##### Data shown
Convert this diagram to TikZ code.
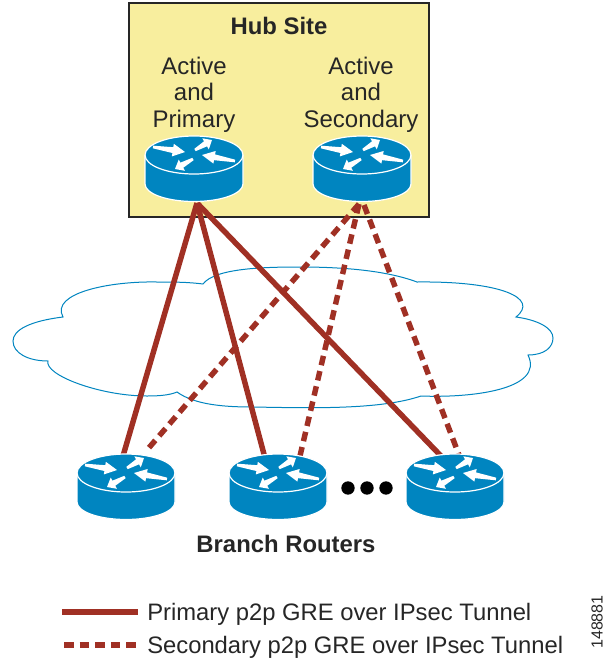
\documentclass[tikz,border=0pt]{standalone}
\usepackage{fontspec}
\setmainfont{Liberation Sans}
\usetikzlibrary{calc}
\definecolor{hubfill}{HTML}{F8EE9E}
\definecolor{routerblue}{HTML}{0085C0}
\definecolor{tunnel}{HTML}{A03024}
\newcommand{\routerdraw}[3]{%
  \node[routerbox] (#1) at (#2,#3+13.5) {};
  \begin{scope}[shift={(#2,#3)}]
    \path[fill=routerblue,draw=white,line width=.9] (-49,0) -- (-49,29) arc[start angle=180,end angle=0,x radius=49,y radius=17.5] -- (49,0) arc[start angle=0,end angle=-180,x radius=49,y radius=19] -- cycle;
    \draw[white,line width=.9] (-49,0) arc[start angle=180,end angle=0,x radius=49,y radius=19];
    \routerarrow{-41,-8}{-9,-3}
    \routerarrow{1,-5}{18,-15}
    \routerarrow{41,6}{8,0}
    \routerarrow{-1,4}{-19,14}
  \end{scope}}
\newcommand{\routerarrow}[2]{%
  \coordinate (t) at (#1); \coordinate (h) at (#2);
  \fill[white] ($(t)!1pt!90:(h)$) -- ($(t)!0.62!(h)!2.2pt!90:(h)$) -- ($(t)!0.62!(h)!4.8pt!90:(h)$) -- (h) -- ($(t)!0.62!(h)!4.8pt!-90:(h)$) -- ($(t)!0.62!(h)!2.2pt!-90:(h)$) -- ($(t)!1pt!-90:(h)$) -- cycle;}
\tikzset{
  routerbox/.style={minimum width=73.5pt,minimum height=49pt,inner sep=0pt,outer sep=0pt},
  solidtunnel/.style={draw=tunnel,line width=4.1pt},
  dashtunnel/.style={draw=tunnel,line width=4.1pt,dash pattern=on 7.2pt off 4.5pt},
  label/.style={inner sep=0pt,font=\fontsize{18}{18}\selectfont,text=black!85},
  boldlabel/.style={inner sep=0pt,font=\fontsize{17.9}{18}\selectfont\bfseries,text=black!85},
  legendtext/.style={inner sep=0pt,anchor=base west,font=\fontsize{17.85}{18}\selectfont,text=black!85},
  dotmark/.style={circle,fill=black,minimum size=10pt,inner sep=0pt}
}
\begin{document}
\begin{tikzpicture}[x=.75pt,y=-.75pt]
\useasboundingbox (0,0) rectangle (605,662);
\node[draw=black!85,fill=hubfill,line width=.8pt,minimum width=225pt,minimum height=160.5pt,inner sep=0pt] (hub) at (279,110) {};
\node[boldlabel,anchor=base] (hubtitle) at (279,34) {Hub Site};
\node[label,anchor=base] (a1) at (194,74) {Active};
\node[label,anchor=base] (a2) at (194,100) {and};
\node[label,anchor=base] (a3) at (194,127) {Primary};
\node[label,anchor=base] (b1) at (361,74) {Active};
\node[label,anchor=base] (b2) at (361,100) {and};
\node[label,anchor=base] (b3) at (361,127) {Secondary};
% cloud
\draw[routerblue,line width=.75pt,fill=white] (203,284)
  .. controls (188,282) and (172,282) .. (157,282)
  .. controls (110,281) and (50,293) .. (63,317)
  .. controls (30,321) and (13,330) .. (13,341)
  .. controls (13,353) and (28,361) .. (48,361)
  .. controls (44,375) and (100,396) .. (147,396)
  .. controls (160,396) and (170,395) .. (177,392)
  .. controls (195,405) and (225,407) .. (253,407)
  .. controls (310,408) and (380,410) .. (421,396)
  .. controls (470,398) and (545,390) .. (528,355)
  .. controls (545,355) and (553,347) .. (553,338)
  .. controls (553,328) and (538,320) .. (516,317)
  .. controls (540,298) and (500,281) .. (417,282)
  .. controls (385,270) and (340,267) .. (300,267)
  .. controls (265,267) and (215,268) .. (203,284) -- cycle;
% named connector ends
\coordinate (p1) at (197,203);
\coordinate (s1) at (359,204);
\coordinate (s2) at (364,205);
\coordinate (e1) at (123,456);
\coordinate (e2) at (265,458);
\coordinate (e3) at (441,456);
\coordinate (d1) at (147,450);
\coordinate (d2) at (300,456);
\coordinate (d3) at (459,455);
\draw[dashtunnel] (s1) -- (d1);
\draw[dashtunnel] (s1) -- (d2);
\draw[dashtunnel] (s2) -- (d3);
\draw[solidtunnel] (p1) -- (e1);
\draw[solidtunnel] (p1) -- (e2);
\draw[solidtunnel] (p1) -- (e3);
% routers
\routerdraw{hubA}{194}{155}
\routerdraw{hubB}{362}{155}
\routerdraw{r1}{126}{473}
\routerdraw{r2}{278}{473}
\routerdraw{r3}{455}{473}
\node[dotmark] (dot1) at (348,488) {};
\node[dotmark] (dot2) at (367,488) {};
\node[dotmark] (dot3) at (386,488) {};
\node[boldlabel,anchor=base] (branch) at (286,552) {Branch Routers};
% legend
\coordinate (l1a) at (62,612); \coordinate (l1b) at (138,612);
\coordinate (l2a) at (64,645); \coordinate (l2b) at (138,645);
\draw[solidtunnel] (l1a) -- (l1b);
\draw[dashtunnel] (l2a) -- (l2b);
\node[legendtext] (lt1) at (147,620) {Primary p2p GRE over IPsec Tunnel};
\node[legendtext] (lt2) at (147,653) {Secondary p2p GRE over IPsec Tunnel};
\node[inner sep=0pt,rotate=90,font=\fontsize{12}{13}\selectfont,text=black!85] (code) at (597,622) {148881};
\end{tikzpicture}
\end{document}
##########
**Exercise goal:**
Take the listing above and restate it word for word, without its pictures.

**Reply to the task:**
Convert this diagram to TikZ code.
\documentclass[tikz,border=0pt]{standalone}
\usepackage{fontspec}
\setmainfont{Liberation Sans}
\usetikzlibrary{calc}
\definecolor{hubfill}{HTML}{F8EE9E}
\definecolor{routerblue}{HTML}{0085C0}
\definecolor{tunnel}{HTML}{A03024}
\newcommand{\routerdraw}[3]{%
  \node[routerbox] (#1) at (#2,#3+13.5) {};
  \begin{scope}[shift={(#2,#3)}]
    \path[fill=routerblue,draw=white,line width=.9] (-49,0) -- (-49,29) arc[start angle=180,end angle=0,x radius=49,y radius=17.5] -- (49,0) arc[start angle=0,end angle=-180,x radius=49,y radius=19] -- cycle;
    \draw[white,line width=.9] (-49,0) arc[start angle=180,end angle=0,x radius=49,y radius=19];
    \routerarrow{-41,-8}{-9,-3}
    \routerarrow{1,-5}{18,-15}
    \routerarrow{41,6}{8,0}
    \routerarrow{-1,4}{-19,14}
  \end{scope}}
\newcommand{\routerarrow}[2]{%
  \coordinate (t) at (#1); \coordinate (h) at (#2);
  \fill[white] ($(t)!1pt!90:(h)$) -- ($(t)!0.62!(h)!2.2pt!90:(h)$) -- ($(t)!0.62!(h)!4.8pt!90:(h)$) -- (h) -- ($(t)!0.62!(h)!4.8pt!-90:(h)$) -- ($(t)!0.62!(h)!2.2pt!-90:(h)$) -- ($(t)!1pt!-90:(h)$) -- cycle;}
\tikzset{
  routerbox/.style={minimum width=73.5pt,minimum height=49pt,inner sep=0pt,outer sep=0pt},
  solidtunnel/.style={draw=tunnel,line width=4.1pt},
  dashtunnel/.style={draw=tunnel,line width=4.1pt,dash pattern=on 7.2pt off 4.5pt},
  label/.style={inner sep=0pt,font=\fontsize{18}{18}\selectfont,text=black!85},
  boldlabel/.style={inner sep=0pt,font=\fontsize{17.9}{18}\selectfont\bfseries,text=black!85},
  legendtext/.style={inner sep=0pt,anchor=base west,font=\fontsize{17.85}{18}\selectfont,text=black!85},
  dotmark/.style={circle,fill=black,minimum size=10pt,inner sep=0pt}
}
\begin{document}
\begin{tikzpicture}[x=.75pt,y=-.75pt]
\useasboundingbox (0,0) rectangle (605,662);
\node[draw=black!85,fill=hubfill,line width=.8pt,minimum width=225pt,minimum height=160.5pt,inner sep=0pt] (hub) at (279,110) {};
\node[boldlabel,anchor=base] (hubtitle) at (279,34) {Hub Site};
\node[label,anchor=base] (a1) at (194,74) {Active};
\node[label,anchor=base] (a2) at (194,100) {and};
\node[label,anchor=base] (a3) at (194,127) {Primary};
\node[label,anchor=base] (b1) at (361,74) {Active};
\node[label,anchor=base] (b2) at (361,100) {and};
\node[label,anchor=base] (b3) at (361,127) {Secondary};
% cloud
\draw[routerblue,line width=.75pt,fill=white] (203,284)
  .. controls (188,282) and (172,282) .. (157,282)
  .. controls (110,281) and (50,293) .. (63,317)
  .. controls (30,321) and (13,330) .. (13,341)
  .. controls (13,353) and (28,361) .. (48,361)
  .. controls (44,375) and (100,396) .. (147,396)
  .. controls (160,396) and (170,395) .. (177,392)
  .. controls (195,405) and (225,407) .. (253,407)
  .. controls (310,408) and (380,410) .. (421,396)
  .. controls (470,398) and (545,390) .. (528,355)
  .. controls (545,355) and (553,347) .. (553,338)
  .. controls (553,328) and (538,320) .. (516,317)
  .. controls (540,298) and (500,281) .. (417,282)
  .. controls (385,270) and (340,267) .. (300,267)
  .. controls (265,267) and (215,268) .. (203,284) -- cycle;
% named connector ends
\coordinate (p1) at (197,203);
\coordinate (s1) at (359,204);
\coordinate (s2) at (364,205);
\coordinate (e1) at (123,456);
\coordinate (e2) at (265,458);
\coordinate (e3) at (441,456);
\coordinate (d1) at (147,450);
\coordinate (d2) at (300,456);
\coordinate (d3) at (459,455);
\draw[dashtunnel] (s1) -- (d1);
\draw[dashtunnel] (s1) -- (d2);
\draw[dashtunnel] (s2) -- (d3);
\draw[solidtunnel] (p1) -- (e1);
\draw[solidtunnel] (p1) -- (e2);
\draw[solidtunnel] (p1) -- (e3);
% routers
\routerdraw{hubA}{194}{155}
\routerdraw{hubB}{362}{155}
\routerdraw{r1}{126}{473}
\routerdraw{r2}{278}{473}
\routerdraw{r3}{455}{473}
\node[dotmark] (dot1) at (348,488) {};
\node[dotmark] (dot2) at (367,488) {};
\node[dotmark] (dot3) at (386,488) {};
\node[boldlabel,anchor=base] (branch) at (286,552) {Branch Routers};
% legend
\coordinate (l1a) at (62,612); \coordinate (l1b) at (138,612);
\coordinate (l2a) at (64,645); \coordinate (l2b) at (138,645);
\draw[solidtunnel] (l1a) -- (l1b);
\draw[dashtunnel] (l2a) -- (l2b);
\node[legendtext] (lt1) at (147,620) {Primary p2p GRE over IPsec Tunnel};
\node[legendtext] (lt2) at (147,653) {Secondary p2p GRE over IPsec Tunnel};
\node[inner sep=0pt,rotate=90,font=\fontsize{12}{13}\selectfont,text=black!85] (code) at (597,622) {148881};
\end{tikzpicture}
\end{document}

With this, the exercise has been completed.